学习如何对存在量化目标进行实例化 (Learning to Ground Existentially Quantified Goals)

from arxiv, 11 pages, Accepted at the 21st International Conference on Principles of Knowledge Representation and Reasoning (KR2024) in the Reasoning, Learning, and Decision Making track

Goal instructions for autonomous AI agents cannot assume that objects have unique names. Instead, objects in goals must be referred to by providing suitable descriptions. However, this raises problems in both classical planning and generalized planning. The standard approach to handling existentially quantified goals in classical planning involves compiling them into a DNF formula that encodes all possible variable bindings and adding dummy actions to map each DNF term into the new, dummy goal. This preprocessing is exponential in the number of variables. In generalized planning, the problem is different: even if general policies can deal with any initial situation and goal, executing a general policy requires the goal to be grounded to define a value for the policy features. The problem of grounding goals, namely finding the objects to bind the goal variables, is subtle: it is a generalization of classical planning, which is a special case when there are no goal variables to bind, and constraint reasoning, which is a special case when there are no actions.
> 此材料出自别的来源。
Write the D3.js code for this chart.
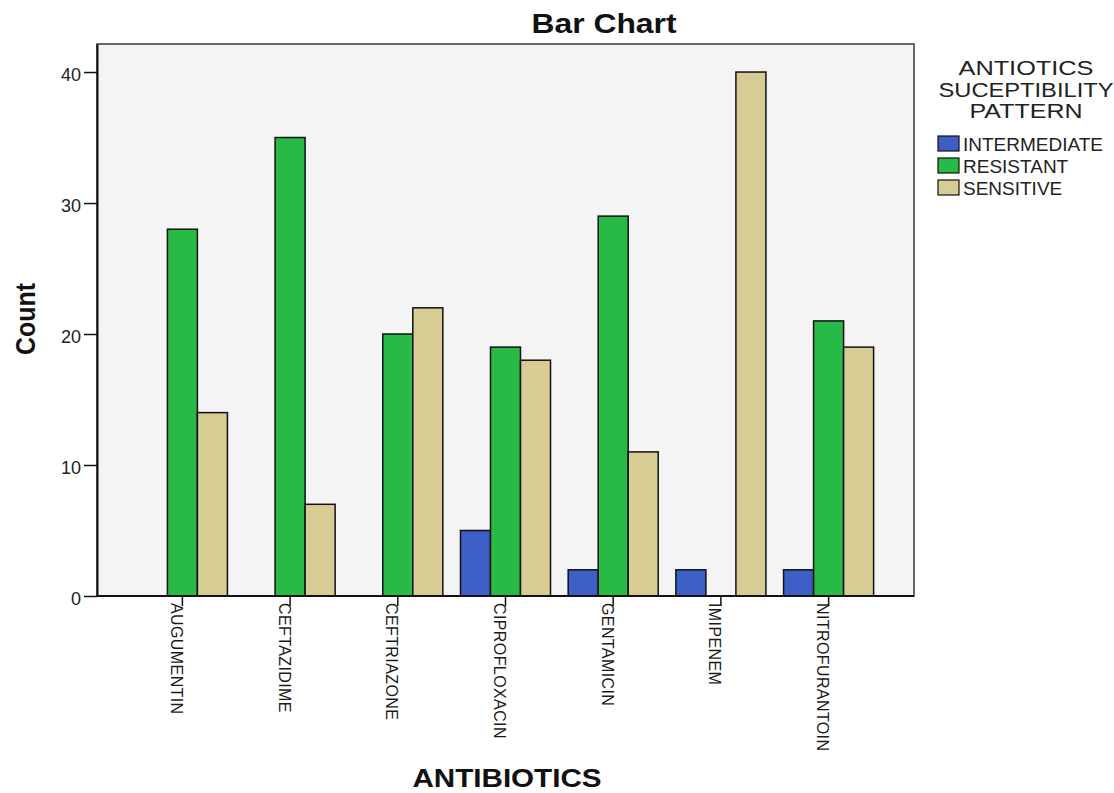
<!DOCTYPE html>
<html>
<head>
<meta charset="utf-8">
<script src="https://cdn.jsdelivr.net/npm/d3@7"></script>
<style>
  body { margin: 0; background: #fff; }
  svg { display: block; font-family: Arial, "Liberation Sans", sans-serif; }
</style>
</head>
<body>
<svg id="chart" width="1114" height="793"></svg>
<script>
const categories = ["AUGUMENTIN", "CEFTAZIDIME", "CEFTRIAZONE", "CIPROFLOXACIN", "GENTAMICIN", "IMIPENEM", "NITROFURANTOIN"];
const seriesNames = ["INTERMEDIATE", "RESISTANT", "SENSITIVE"];
const intermediate = [0, 0, 0, 5, 2, 2, 2];
const resistant    = [28, 35, 20, 19, 29, 0, 21];
const sensitive    = [14, 7, 22, 18, 11, 40, 19];
const yTicks = [0, 10, 20, 30, 40];
const legendTitle = ["ANTIOTICS", "SUCEPTIBILITY", "PATTERN"];
const colors = ["#3d5ec6", "#28b947", "#d7cc94"];

const seriesValues = [intermediate, resistant, sensitive];
const svg = d3.select("#chart");

const plot = { left: 97, right: 914, top: 44, bottom: 596 };

const x0 = d3.scaleBand().domain(categories)
  .range([plot.left, plot.right]).paddingInner(0.164).paddingOuter(0.375);
const x1 = d3.scaleBand().domain(seriesNames).range([0, x0.bandwidth()]);
const y = d3.scaleLinear().domain([0, 42.14]).range([plot.bottom, plot.top]);
const color = d3.scaleOrdinal().domain(seriesNames).range(colors);

// plot background + frame
svg.append("rect")
  .attr("x", plot.left).attr("y", plot.top)
  .attr("width", plot.right - plot.left).attr("height", plot.bottom - plot.top)
  .attr("fill", "#f4f4f4").attr("stroke", "#5a5a5a").attr("stroke-width", 1.8);

// bars
const rows = categories.map((c, i) => ({ cat: c, vals: seriesNames.map((s, j) => ({ s, v: seriesValues[j][i] })) }));
const groups = svg.append("g").selectAll("g").data(rows).join("g")
  .attr("transform", d => `translate(${x0(d.cat)},0)`);
groups.selectAll("rect").data(d => d.vals.filter(e => e.v > 0)).join("rect")
  .attr("x", d => x1(d.s))
  .attr("y", d => y(d.v))
  .attr("width", x1.bandwidth())
  .attr("height", d => y(0) - y(d.v))
  .attr("fill", d => color(d.s))
  .attr("stroke", "#111").attr("stroke-width", 1.5);

// y axis
const yAxis = d3.axisLeft(y).tickValues(yTicks).tickSize(13).tickSizeOuter(0).tickPadding(3).tickFormat(d3.format("d"));
const yg = svg.append("g").attr("transform", `translate(${plot.left},0)`).call(yAxis);
yg.select(".domain").attr("stroke", "#111").attr("stroke-width", 2);
yg.selectAll(".tick line").attr("stroke", "#111").attr("stroke-width", 1.5);
yg.selectAll(".tick text").attr("font-size", 18).attr("fill", "#222")
  .attr("font-family", "Arial, 'Liberation Sans', sans-serif").attr("dy", "0.45em");

// x axis
const xg = svg.append("g").attr("transform", `translate(0,${plot.bottom})`);
xg.append("line").attr("x1", plot.left).attr("x2", plot.right).attr("y1", 0).attr("y2", 0)
  .attr("stroke", "#111").attr("stroke-width", 2);
const xt = xg.selectAll("g.xtick").data(categories).join("g").attr("class", "xtick")
  .attr("transform", d => `translate(${x0(d) + x0.bandwidth() / 2},0)`);
xt.append("line").attr("y1", 0).attr("y2", 10).attr("stroke", "#111").attr("stroke-width", 1.5);
xt.append("text")
  .attr("transform", "translate(0,7) rotate(90)")
  .attr("x", 0).attr("y", 11.5)
  .attr("font-size", 16).attr("letter-spacing", 0.4).attr("fill", "#1a1a1a")
  .text(d => d);

// titles
svg.append("text").attr("x", 604).attr("y", 33).attr("text-anchor", "middle")
  .attr("font-size", 27).attr("font-weight", "bold").attr("fill", "#111")
  .attr("textLength", 145).attr("lengthAdjust", "spacingAndGlyphs")
  .text("Bar Chart");
svg.append("text").attr("x", 507).attr("y", 787).attr("text-anchor", "middle")
  .attr("font-size", 25).attr("font-weight", "bold").attr("fill", "#111")
  .attr("textLength", 189).attr("lengthAdjust", "spacingAndGlyphs")
  .text("ANTIBIOTICS");
svg.append("text").attr("transform", "translate(35,319) rotate(-90)")
  .attr("text-anchor", "middle")
  .attr("font-size", 28).attr("font-weight", "bold").attr("fill", "#111")
  .attr("textLength", 72).attr("lengthAdjust", "spacingAndGlyphs")
  .text("Count");

// legend
const legendTitleWidths = [135, 175, 113];
const lg = svg.append("g");
lg.selectAll("text.lt").data(legendTitle).join("text").attr("class", "lt")
  .attr("x", 1026).attr("y", (d, i) => 75 + i * 21.5)
  .attr("text-anchor", "middle").attr("font-size", 20).attr("fill", "#222")
  .attr("textLength", (d, i) => legendTitleWidths[i]).attr("lengthAdjust", "spacingAndGlyphs")
  .text(d => d);
const items = lg.selectAll("g.li").data(seriesNames).join("g").attr("class", "li")
  .attr("transform", (d, i) => `translate(938,${136 + i * 22})`);
items.append("rect").attr("width", 21).attr("height", 15)
  .attr("fill", d => color(d)).attr("stroke", "#111").attr("stroke-width", 1.2);
items.append("text").attr("x", 25).attr("y", 15)
  .attr("font-size", 19).attr("fill", "#222").text(d => d);
</script>
</body>
</html>
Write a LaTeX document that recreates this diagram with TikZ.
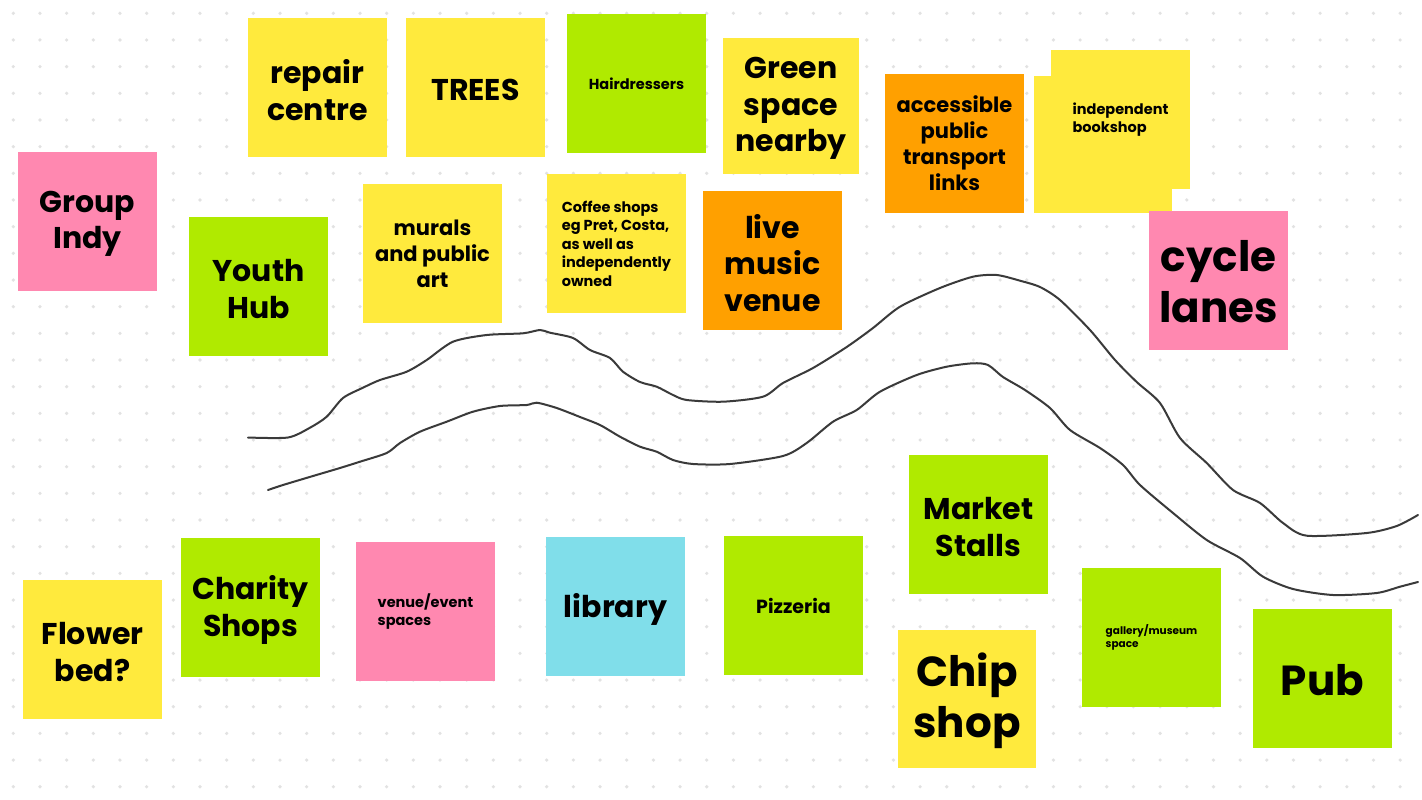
\documentclass[tikz,border=0pt]{standalone}
\usepackage{fontspec}
\setmainfont{Poppins}
\definecolor{ny}{HTML}{FFEA3D}
\definecolor{ng}{HTML}{B0EA00}
\definecolor{np}{HTML}{FF88B0}
\definecolor{no}{HTML}{FFA000}
\definecolor{nb}{HTML}{80DEEA}
\definecolor{dotc}{HTML}{E2E2E2}
\definecolor{linec}{HTML}{3A3A3A}
\tikzset{
  note/.style={minimum width=139pt, minimum height=139pt, inner sep=0pt, draw=none},
  lbl/.style={inner sep=0pt, text=black, font=\bfseries},
  fxl/.style={lbl, align=center, yshift=-2.5pt, font=\bfseries\fontsize{30}{36.5}\selectfont},
  fl/.style={lbl, align=center, font=\bfseries\fontsize{21}{26}\selectfont},
  fxxl/.style={lbl, align=center, yshift=-1.5pt, font=\bfseries\fontsize{42}{51}\selectfont},
  fs/.style={lbl, align=left, font=\bfseries\fontsize{14.5}{18.5}\selectfont},
  fxs/.style={lbl, align=left, font=\bfseries\fontsize{10.5}{13}\selectfont},
  wave/.style={draw=linec, line width=2pt, line join=round, line cap=round}
}
\begin{document}
\begin{tikzpicture}[x=1pt,y=-1pt]
\useasboundingbox (0,0) rectangle (1422,800);
\fill[white] (0,0) rectangle (1422,800);
% dot grid
\foreach \i in {0,...,53}{
  \foreach \j in {0,...,29}{
    \fill[dotc] ({13.3+26.67*\i},{13.3+26.67*\j}) circle (1.8pt);
  }
}
% waves
\draw[wave] plot[smooth, tension=0.45] coordinates {(248,437.5) (288,437.5) (310,427.7) (326.7,416.7) (343,398) (363,387.7) (380,380) (406.7,371.7) (426.7,360) (453,341.7) (486.7,335) (523,333.3) (540,330) (550,332.7) (573,338) (590,350) (610,358) (623,371.7) (640,382) (656.7,386.7) (673,395) (686.7,400) (723,401.7) (763,396.7) (783,383) (813,368) (846.7,347) (873,328) (900,306.7) (940,288) (973,276.7) (996.7,275) (1020,280.7) (1040,287) (1060,300) (1090,330) (1115,360) (1136.7,382) (1160,403) (1180,438) (1206.7,463) (1233,490) (1260,503) (1283,523) (1306.7,535.7) (1366.7,533) (1396.7,526) (1418,515)};
\draw[wave] plot[smooth, tension=0.45] coordinates {(268,490) (283,485) (313,476) (340,468) (360,461.7) (386.7,453) (400,443) (420,431.7) (446.7,421.7) (473,411.7) (500,406) (526.7,405) (536.7,402.7) (556.7,408) (580,417) (600,425) (620,436.7) (640,446.7) (656.7,451.7) (673,460) (693,464) (730,464) (783,456) (806.7,443) (833,421.7) (856.7,410) (880,391.7) (916.7,375) (946.7,366.7) (973,363.3) (988,365) (1003,377) (1025,390) (1050,408) (1070,430) (1100,448) (1123,465) (1140,485) (1173,513) (1206.7,540) (1240,558) (1263,576.7) (1293,589) (1333,595) (1376.7,593) (1400,586.7) (1418,582)};
% top row notes
\node[note, fill=ny] (repair) at (317.5,87.5) {};
\node[fxl] (trepair) at (repair.center) {repair\\centre};
\node[note, fill=ny] (trees) at (475.5,87.5) {};
\node[fxl] (ttrees) at (trees.center) {TREES};
\node[note, fill=ng] (hair) at (636.5,83.5) {};
\node[fs] (thair) at (hair.center) {Hairdressers};
\node[note, fill=ny, minimum width=136pt, minimum height=136pt] (green) at (791,106) {};
\node[fxl] (tgreen) at (green.center) {Green\\space\\nearby};
\node[note, fill=no] (access) at (954.5,143.5) {};
\node[fl] (taccess) at (access.center) {accessible\\public\\transport\\links};
\node[note, fill=ny] (bookback) at (1120.5,119.5) {};
\node[note, fill=ny, minimum width=138pt, minimum height=137pt] (bookfront) at (1103,144.5) {};
\node[fs] (tbook) at (bookback.center) {independent\\bookshop};
% middle-upper notes
\node[note, fill=np] (group) at (87.5,221.5) {};
\node[fxl] (tgroup) at (group.center) {Group\\Indy};
\node[note, fill=ng] (youth) at (258.5,286.5) {};
\node[fxl] (tyouth) at (youth.center) {Youth\\Hub};
\node[note, fill=ny] (murals) at (432.5,253.5) {};
\node[fl] (tmurals) at (murals.center) {murals\\and public\\art};
\node[note, fill=ny] (coffee) at (616.5,243.5) {};
\node[fs] (tcoffee) at (coffee.center) {Coffee shops\\eg Pret, Costa,\\as well as\\independently\\owned};
\node[note, fill=no] (live) at (772.5,260.5) {};
\node[fxl] (tlive) at (live.center) {live\\music\\venue};
\node[note, fill=np] (cycle) at (1218.5,280.5) {};
\node[fxxl] (tcycle) at (cycle.center) {cycle\\lanes};
% bottom notes
\node[note, fill=ny] (flower) at (92.5,649.5) {};
\node[fxl] (tflower) at (flower.center) {Flower\\bed?};
\node[note, fill=ng] (charity) at (250.5,607.5) {};
\node[fxl] (tcharity) at (charity.center) {Charity\\Shops};
\node[note, fill=np] (venue) at (425.5,611.5) {};
\node[fs] (tvenue) at (venue.center) {venue/event\\spaces};
\node[note, fill=nb] (library) at (615.5,606.5) {};
\node[fxl] (tlibrary) at (library.center) {library};
\node[note, fill=ng] (pizza) at (793.5,605.5) {};
\node[lbl, font=\bfseries\fontsize{19}{23}\selectfont] (tpizza) at (pizza.center) {Pizzeria};
\node[note, fill=ng] (market) at (978.5,524.5) {};
\node[fxl] (tmarket) at (market.center) {Market\\Stalls};
\node[note, fill=ny, minimum width=138pt, minimum height=138pt] (chip) at (967,699) {};
\node[fxxl] (tchip) at (chip.center) {Chip\\shop};
\node[note, fill=ng] (gallery) at (1151.5,637.5) {};
\node[fxs] (tgallery) at (gallery.center) {gallery/museum\\space};
\node[note, fill=ng] (pub) at (1322.5,678.5) {};
\node[fxxl] (tpub) at (pub.center) {Pub};
\end{tikzpicture}
\end{document}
In this work, we address the goal grounding problem with a novel supervised learning approach. A GNN architecture, trained to predict the cost of partially quantified goals over small domain instances is tested on larger instances involving more objects and different quantified goals. The proposed architecture is evaluated experimentally over several planning domains where generalization is tested along several dimensions including the number of goal variables and objects that can bind such variables. The scope of the approach is also discussed in light of the known relationship between GNNs and C2 logics.

翻译：自主人工智能代理的目标指令不能假设对象具有唯一名称。相反，必须通过提供适当的描述来指代目标中的对象。然而，这在经典规划和广义规划中都引发了问题。处理经典规划中存在量化目标的标准方法涉及将其编译为编码所有可能变量绑定的析取范式公式，并添加虚拟动作将每个析取范式项映射到新的虚拟目标。这种预处理在变量数量上是指数级的。在广义规划中，问题则有所不同：即使通用策略能够处理任何初始情境和目标，执行通用策略也需要对目标进行实例化以定义策略特征的值。目标实例化问题——即寻找绑定目标变量的对象——是微妙的：它是经典规划的泛化（当没有需要绑定的目标变量时即为经典规划的特殊情形），也是约束推理的泛化（当没有动作时即为约束推理的特殊情形）。在本研究中，我们采用一种新颖的监督学习方法来解决目标实例化问题。通过训练图神经网络架构来预测小型领域实例上部分量化目标的成本，并在涉及更多对象和不同量化目标的大型实例上进行测试。所提出的架构在多个规划领域进行了实验评估，测试了包括目标变量数量和可绑定此类变量的对象数量在内的多个维度的泛化能力。最后，结合图神经网络与C2逻辑之间的已知关系，讨论了该方法的适用范围。